## START THE RECORDS
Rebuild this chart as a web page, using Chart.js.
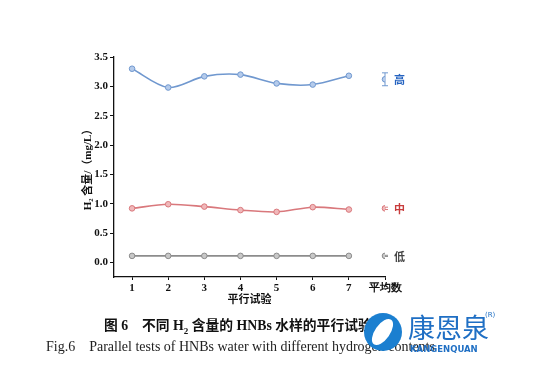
## END THE RECORDS
## START THE RECORDS
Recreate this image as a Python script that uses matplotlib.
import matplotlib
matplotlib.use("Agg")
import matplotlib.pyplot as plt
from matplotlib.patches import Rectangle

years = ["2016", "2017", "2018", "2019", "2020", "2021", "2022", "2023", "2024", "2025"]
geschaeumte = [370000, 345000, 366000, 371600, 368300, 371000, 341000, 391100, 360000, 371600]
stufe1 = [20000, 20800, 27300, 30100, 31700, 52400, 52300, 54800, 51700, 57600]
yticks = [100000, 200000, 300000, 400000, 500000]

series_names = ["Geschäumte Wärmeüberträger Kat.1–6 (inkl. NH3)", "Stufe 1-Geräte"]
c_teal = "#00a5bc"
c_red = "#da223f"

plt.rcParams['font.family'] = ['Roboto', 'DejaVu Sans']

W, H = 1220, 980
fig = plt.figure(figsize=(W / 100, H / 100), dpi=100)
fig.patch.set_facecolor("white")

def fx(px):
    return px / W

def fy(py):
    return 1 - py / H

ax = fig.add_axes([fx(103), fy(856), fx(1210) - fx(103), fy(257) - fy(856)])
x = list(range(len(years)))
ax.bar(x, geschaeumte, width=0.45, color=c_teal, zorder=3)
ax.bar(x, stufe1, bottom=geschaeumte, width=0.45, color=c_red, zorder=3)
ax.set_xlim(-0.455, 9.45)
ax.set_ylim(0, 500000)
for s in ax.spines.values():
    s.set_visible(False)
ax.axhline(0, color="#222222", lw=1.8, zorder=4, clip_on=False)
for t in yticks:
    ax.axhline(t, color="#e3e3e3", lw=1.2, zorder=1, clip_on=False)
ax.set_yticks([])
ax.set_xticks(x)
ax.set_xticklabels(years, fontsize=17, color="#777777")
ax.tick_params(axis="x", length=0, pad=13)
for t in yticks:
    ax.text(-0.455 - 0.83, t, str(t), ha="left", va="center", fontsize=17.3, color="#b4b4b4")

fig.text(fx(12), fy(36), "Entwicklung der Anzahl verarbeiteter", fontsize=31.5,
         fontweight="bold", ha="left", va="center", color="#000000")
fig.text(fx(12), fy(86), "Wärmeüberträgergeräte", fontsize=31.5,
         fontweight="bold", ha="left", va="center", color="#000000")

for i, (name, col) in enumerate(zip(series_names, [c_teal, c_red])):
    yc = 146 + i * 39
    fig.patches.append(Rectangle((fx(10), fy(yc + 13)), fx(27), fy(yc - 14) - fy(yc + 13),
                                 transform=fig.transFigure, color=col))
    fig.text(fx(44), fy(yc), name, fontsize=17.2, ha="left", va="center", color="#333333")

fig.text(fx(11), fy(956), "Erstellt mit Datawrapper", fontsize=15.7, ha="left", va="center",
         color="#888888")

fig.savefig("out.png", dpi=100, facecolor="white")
## END THE RECORDS
__WHAT THIS TASK INVOLVES__:
In the data above, find the line that contains "Recreate this image" and the line that contains "from matplotlib.patches import Rectangle". Repeat exactly those lines and every line between them, and only those.

__SOLUTION FOR THIS EXERCISE__:
Recreate this image as a Python script that uses matplotlib.
import matplotlib
matplotlib.use("Agg")
import matplotlib.pyplot as plt
from matplotlib.patches import Rectangle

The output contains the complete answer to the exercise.